As a team they helped to develop a Masorti congregation, and at one point Eytan taught the son of David Broza for his bar mitzva, held in Jerusalem.
Now it was on to the Jewish Theological Seminary of America for five years of study, one of which was in Israel where their twins were born. Ordained in May, Hammerman now has the opportunity to use his religious, educational and organizational skills at Temple Beth Shalom. He stressed the following to me. “I want to program outside the walls of the synagogue. In the 21st century, the leadership of the Jewish community in general and synagogues in particular cannot sit under the roofs of our institutions and wonder why people won’t just come in the doors.”
Hammerman wants to engage people in “their comfort zones.” That means in their homes whether it be via Shabbat programs or other types of study circles where people can raise the level of their yiddishkeit. He also wants to use community spaces – be it for Hanukka, Purim, Tu Bishvat – in the malls. “Then we can touch individuals who rarely if ever enter the synagogue.”

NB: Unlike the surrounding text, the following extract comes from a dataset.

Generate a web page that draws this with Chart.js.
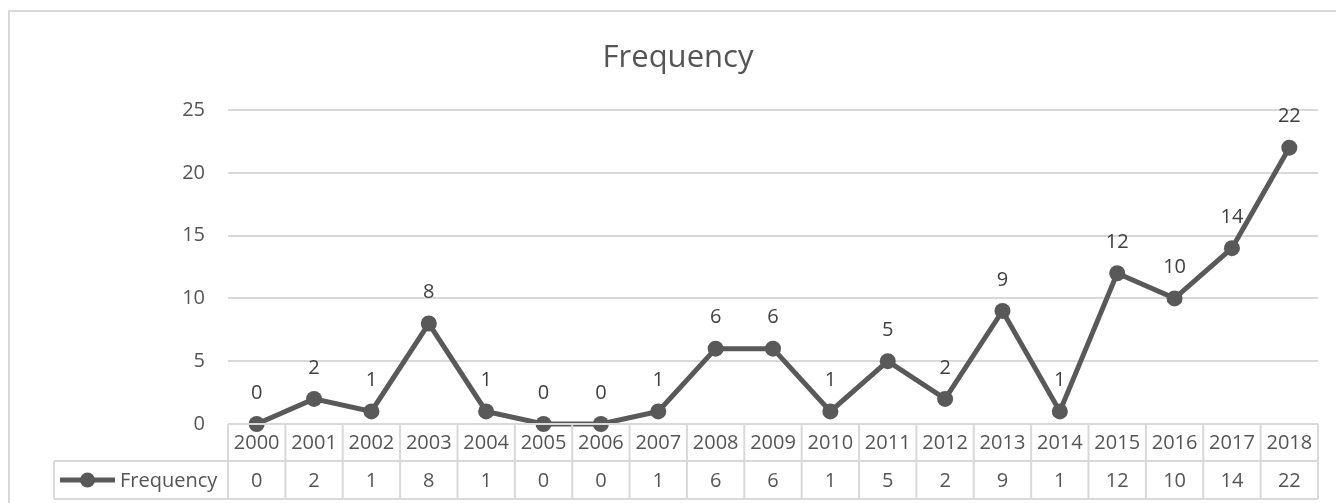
<!DOCTYPE html>
<html><head><meta charset="utf-8">
<script src="https://cdn.jsdelivr.net/npm/chart.js@4"></script>
<style>html,body{margin:0;padding:0;background:#fff;overflow:hidden}#wrap{position:absolute;left:0;top:0;width:1336px;height:503px}</style>
</head><body><div id="wrap"><canvas id="c" width="1336" height="503"></canvas></div>
<script>
const chartTitle = 'Frequency';
const seriesName = 'Frequency';
const categories = ['2000','2001','2002','2003','2004','2005','2006','2007','2008','2009','2010','2011','2012','2013','2014','2015','2016','2017','2018'];
const frequency = [0,2,1,8,1,0,0,1,6,6,1,5,2,9,1,12,10,14,22];
const yTicks = [0,5,10,15,20,25];

const FONT = '"Open Sans", "Liberation Sans", sans-serif';
const TXT = '#555555';
const GRID = '#d9d9d9';
const LINE = '#595959';

const frame = {
  id: 'frame',
  beforeDraw(chart) {
    const ctx = chart.ctx;
    ctx.save();
    ctx.fillStyle = '#fff';
    ctx.fillRect(0, 0, chart.width, chart.height);
    ctx.strokeStyle = GRID; ctx.lineWidth = 2;
    ctx.strokeRect(9, 11, chart.width + 20, chart.height + 20);
    ctx.font = '31px ' + FONT;
    ctx.fillStyle = TXT;
    ctx.textAlign = 'center'; ctx.textBaseline = 'alphabetic';
    ctx.fillText(chartTitle, 678, 67);
    ctx.restore();
  }
};

const dataLabels = {
  id: 'dataLabels',
  afterDatasetsDraw(chart) {
    const ctx = chart.ctx;
    const meta = chart.getDatasetMeta(0);
    ctx.save();
    ctx.font = '20px ' + FONT;
    ctx.fillStyle = '#404040';
    ctx.textAlign = 'center'; ctx.textBaseline = 'middle';
    meta.data.forEach((pt, i) => {
      ctx.fillText(String(frequency[i]), pt.x, pt.y - 31);
    });
    ctx.restore();
  }
};

const dataTable = {
  id: 'dataTable',
  afterDraw(chart) {
    const ctx = chart.ctx;
    const xs = chart.scales.x;
    const area = chart.chartArea;
    const n = categories.length;
    const w = xs.getPixelForValue(1) - xs.getPixelForValue(0);
    const top = area.bottom, mid = top + 37, bot = top + 75;
    const legendLeft = 54;
    const left = xs.getPixelForValue(0) - w / 2;
    const right = xs.getPixelForValue(n - 1) + w / 2;
    ctx.save();
    ctx.strokeStyle = GRID; ctx.lineWidth = 2;
    ctx.beginPath();
    ctx.moveTo(left, top); ctx.lineTo(right, top);
    ctx.moveTo(legendLeft, mid); ctx.lineTo(right, mid);
    ctx.moveTo(legendLeft, bot); ctx.lineTo(right, bot);
    for (let i = 0; i <= n; i++) {
      const x = left + i * w;
      ctx.moveTo(x, top); ctx.lineTo(x, bot);
    }
    ctx.moveTo(legendLeft, mid); ctx.lineTo(legendLeft, bot);
    ctx.stroke();
    ctx.font = '20px ' + FONT;
    ctx.fillStyle = TXT;
    ctx.textAlign = 'center'; ctx.textBaseline = 'middle';
    for (let i = 0; i < n; i++) {
      const cx = xs.getPixelForValue(i);
      ctx.fillText(categories[i], cx, (top + mid) / 2 + 1);
      ctx.fillText(String(frequency[i]), cx, (mid + bot) / 2 + 1);
    }
    // legend key
    const ly = (mid + bot) / 2;
    ctx.strokeStyle = LINE; ctx.lineWidth = 5;
    ctx.beginPath(); ctx.moveTo(60, ly); ctx.lineTo(115, ly); ctx.stroke();
    ctx.fillStyle = LINE;
    ctx.beginPath(); ctx.arc(87.5, ly, 7.5, 0, Math.PI * 2); ctx.fill();
    ctx.fillStyle = TXT; ctx.textAlign = 'left';
    ctx.fillText(seriesName, 120, ly + 1);
    ctx.restore();
  }
};

new Chart(document.getElementById('c'), {
  type: 'line',
  data: {
    labels: categories,
    datasets: [{
      label: seriesName,
      data: frequency,
      borderColor: LINE,
      backgroundColor: LINE,
      borderWidth: 5,
      pointRadius: 8,
      pointBackgroundColor: LINE,
      pointBorderWidth: 0,
      tension: 0,
      clip: false
    }]
  },
  options: {
    responsive: false,
    devicePixelRatio: 1,
    animation: false,
    layout: { padding: { left: 0, right: 18, top: 110, bottom: 0 } },
    plugins: {
      legend: { display: false },
      tooltip: { enabled: false },
      title: { display: false }
    },
    scales: {
      x: {
        type: 'category', offset: true,
        grid: { display: false }, border: { display: false },
        ticks: { display: false },
        afterFit(s) { s.height = 79; }
      },
      y: {
        min: 0, max: 25,
        afterBuildTicks(s) { s.ticks = yTicks.map(v => ({ value: v })); },
        grid: { color: GRID, lineWidth: 2, drawTicks: false },
        border: { display: false },
        ticks: { color: TXT, font: { family: FONT, size: 20 }, padding: 23 },
        afterFit(s) { s.width = 228; }
      }
    }
  },
  plugins: [frame, dataLabels, dataTable]
});
</script></body></html>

Since there are a number of Hebraists in his family in Israel and in the US, Hammerman surprised everyone on his arrival with a linguistic footnote. “My uncle Ira in Israel posited that Mahopac might be derived from the Hebrew word ‘me-hu-pach’ or as translated ‘head-over-heels’ which is the way I already feel about my new hometown.”
The writer is a Conservative rabbi and because of family friendship has watched the new rabbi develop for last 20 years.